For the week beginning April 18, 2016
Should We Listen to What the Fed Says?
Rates held steady last week. This means we are still regularly seeing the same low quotes on the 30-year fixed-rate loan that we’ve been seeing. Rates continue to hold near a three-year low.
The rate drop that occurred last month continues to spur demand. The Mortgage Bankers Association reports refinances rose 11% last week compared to the previous week. Purchase applications were up 8% week over week. This was the second-most active week since May 2010.

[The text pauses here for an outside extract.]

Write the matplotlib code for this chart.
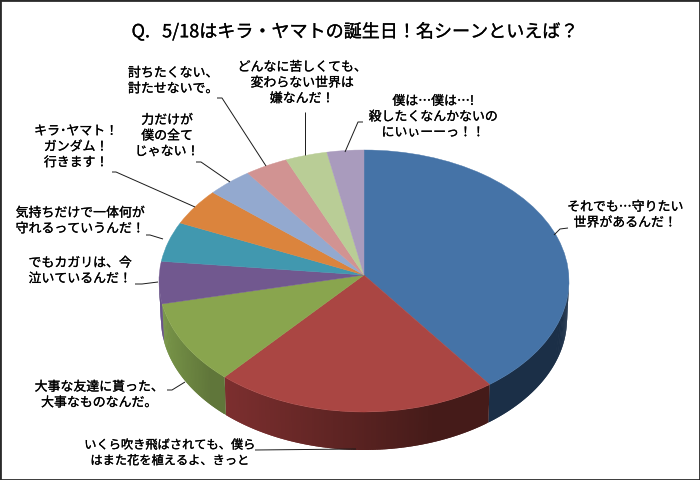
import numpy as np
import matplotlib
matplotlib.use("Agg")
import matplotlib.pyplot as plt
import matplotlib.patheffects as pe
from matplotlib.path import Path
from matplotlib.patches import PathPatch
from matplotlib.collections import PolyCollection
from matplotlib.colors import to_rgb

plt.rcParams['font.family'] = ['Noto Sans CJK JP', 'DejaVu Sans']

title = "Q.   5/18はキラ・ヤマトの誕生日！名シーンといえば？"
labels = [
    "それでも…守りたい\n世界があるんだ！",
    "いくら吹き飛ばされても、僕ら\nはまた花を植えるよ、きっと",
    "大事な友達に貰った、\n大事なものなんだ。",
    "でもカガリは、今\n泣いているんだ！",
    "気持ちだけで一体何が\n守れるっていうんだ！",
    "キラ･ヤマト！\nガンダム！\n行きます！",
    "力だけが\n僕の全て\nじゃない！",
    "討ちたくない、\n討たせないで。",
    "どんなに苦しくても、\n変わらない世界は\n嫌なんだ！",
    "僕は…僕は…!\n殺したくなんかないの\nにいぃーーっ！！",
]
values = [39.5, 22.4, 10.3, 5.2, 4.9, 4.5, 3.6, 3.4, 3.3, 2.9]
colors = ["#4573A7", "#AA4643", "#89A54E", "#71588F", "#4198AF",
          "#DB843D", "#93A9CF", "#D19392", "#B9CD96", "#A99BBD"]
wall_left = ["#1B2F47", "#7D2F2F", "#789548", "#5E4880", "#2F7081",
             "#A0602A", "#6B7B96", "#986B6A", "#87956D", "#7B7189"]
wall_right = ["#1B2F47", "#451B19", "#60763A", "#5E4880", "#2F7081",
              "#A0602A", "#6B7B96", "#986B6A", "#87956D", "#7B7189"]

# layout, in pixels of the 700x480 picture
W, H = 700, 480
CX, CY, RX, RY = 364, 281, 205, 131
APEX_UP = 6
DEPTH = 38
BOTTOM_RX = 203

label_pos = [(625, 215), (170, 453), (99, 395), (80, 271), (80, 221),
             (76, 147), (167, 136), (173, 81), (302, 83), (433, 117)]
label_size = [9.3, 8.8, 9.3, 9.3, 9.3, 9.3, 9.3, 9.3, 9.3, 9.3]
leaders = [
    [(568, 228), (560, 229), (554, 235)],
    [(255, 450), (356, 449)],
    [(167, 390), (172, 390), (185, 382)],
    [(135, 284), (142, 284), (158, 282)],
    [(146, 235), (150, 235), (163, 239)],
    [(112, 172), (116, 172), (195, 207)],
    [(196, 162), (201, 162), (230, 182)],
    [(217, 98), (222, 98), (266, 166)],
    [(305, 112), (305, 155)],
    [(363, 122), (358, 122), (345, 152)],
]

fig = plt.figure(figsize=(7, 4.8), dpi=100, facecolor="white")

# pie axes: data range -1..1 spans the top ellipse
pie_ax = fig.add_axes([(CX - RX) / W, 1 - (CY + RY) / H, 2 * RX / W, 2 * RY / H], zorder=1)
wedges, _ = pie_ax.pie(values, colors=colors, startangle=90, counterclock=False, radius=1)
pie_ax.set_aspect("auto")
pie_ax.set_xlim(-1, 1)
pie_ax.set_ylim(-1, 1)
pie_ax.axis("off")

# the apex of the top face sits slightly above the ellipse centre
for w, c in zip(wedges, colors):
    p = w.get_path()
    tr = w.get_patch_transform()
    verts = tr.transform(p.vertices)
    near = np.hypot(verts[:, 0], verts[:, 1]) < 1e-6
    verts[near, 1] += APEX_UP / RY
    w.remove()
    pie_ax.add_patch(PathPatch(Path(verts, p.codes), facecolor=c, edgecolor=c,
                               linewidth=0.3, zorder=3, clip_on=False))

# side wall, from the same values; each strip overlaps the next to avoid seams
ends = np.cumsum(values) / np.sum(values) * 360
starts = np.r_[0, ends[:-1]]
dy = DEPTH / RY
kx = BOTTOM_RX / RX
polys, fcs = [], []
for s, e, cl, cr in zip(starts, ends, wall_left, wall_right):
    a, b = max(s, 90), min(e, 271)
    if b <= a:
        continue
    ts = np.radians(np.linspace(a, b, max(int((b - a) * 1.5), 2) + 1))
    cl, cr = np.array(to_rgb(cl)), np.array(to_rgb(cr))
    x0, x1 = np.sin(ts).min(), np.sin(ts).max()
    for i in range(len(ts) - 2, -1, -1):
        t0 = ts[i]
        t1 = ts[min(i + 2, len(ts) - 1)]
        polys.append([(np.sin(t0), np.cos(t0)), (np.sin(t1), np.cos(t1)),
                      (kx * np.sin(t1), np.cos(t1) - dy), (kx * np.sin(t0), np.cos(t0) - dy)])
        f = (np.sin((ts[i] + ts[i + 1]) / 2) - x0) / max(x1 - x0, 1e-9)
        fcs.append(cl + (cr - cl) * np.clip(f * 1.25, 0, 1))
pie_ax.add_collection(PolyCollection(polys, facecolors=fcs, edgecolors="none",
                                     linewidths=0, zorder=1, clip_on=False))

# overlay in pixel coordinates
ax = fig.add_axes([0, 0, 1, 1], zorder=2)
ax.set_xlim(0, W)
ax.set_ylim(H, 0)
ax.patch.set_alpha(0)
ax.set_xticks([])
ax.set_yticks([])
for sp in ax.spines.values():
    sp.set_linewidth(2)
    sp.set_color("#2a2a2a")

fatten = [pe.withStroke(linewidth=0.18, foreground="black")]
ax.text(354.5, 32, title, ha="center", va="center", fontsize=13.0, color="black",
        path_effects=fatten)
for lab, (x, y), fs in zip(labels, label_pos, label_size):
    ax.text(x, y, lab, ha="center", va="center", fontsize=fs, color="black",
            linespacing=1.27, path_effects=fatten)
for pts in leaders:
    xs, ys = zip(*pts)
    ax.plot(xs, ys, color="#1a1a1a", lw=0.7, solid_capstyle="butt")

fig.savefig("out.png", dpi=100)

Such high activity may be in response to pressure building for rates to rise. Commodity prices are again trending higher. Oil, the most valued commodity of them all, is up 17% so far in April. Gold continues to hover near a 52-week high. Rising commodities prices could be a sign of accelerating consumer-price inflation.
Rising oil prices are also impacting stock prices. The S&P 500 Stock Market Index is up 3% over the past 30 days. The index is approaching its all-time high. Oil stocks, which comprise roughly 9% of the S&P’s value, could propel the index even higher. If stocks and commodities continue to rise, and if economic activity continues to generate 200,000 new jobs each month, talk of Federal Reserve interest-rate hikes will also rise. Then you can be sure interest rates will rise too.
Keeping you informed on events this week that may create volatility in mortgage rates.
A Distant Memory, but Still a Memory
The housing recovery has been nothing short of remarkable. Housing has been the one sector the economy we could point to for reliable growth over the past five years.
With housing prices in the major metropolitan markets continually hitting new highs, and with prices trending higher in many smaller markets, it’s hard to believe that we endured falling prices, a dearth of buyers, and almost non-existent lending less than a decade ago. Here we are today, and things are as good as ever.
It’s worth remembering, though, that “good as ever” doesn’t mean forever. To be sure, we don’t see a return to the 2008-2010 era in our future, but trends – good or bad – don’t last forever. Therefore, it’s usually best to exploit the opportunities during the good times the best that you can.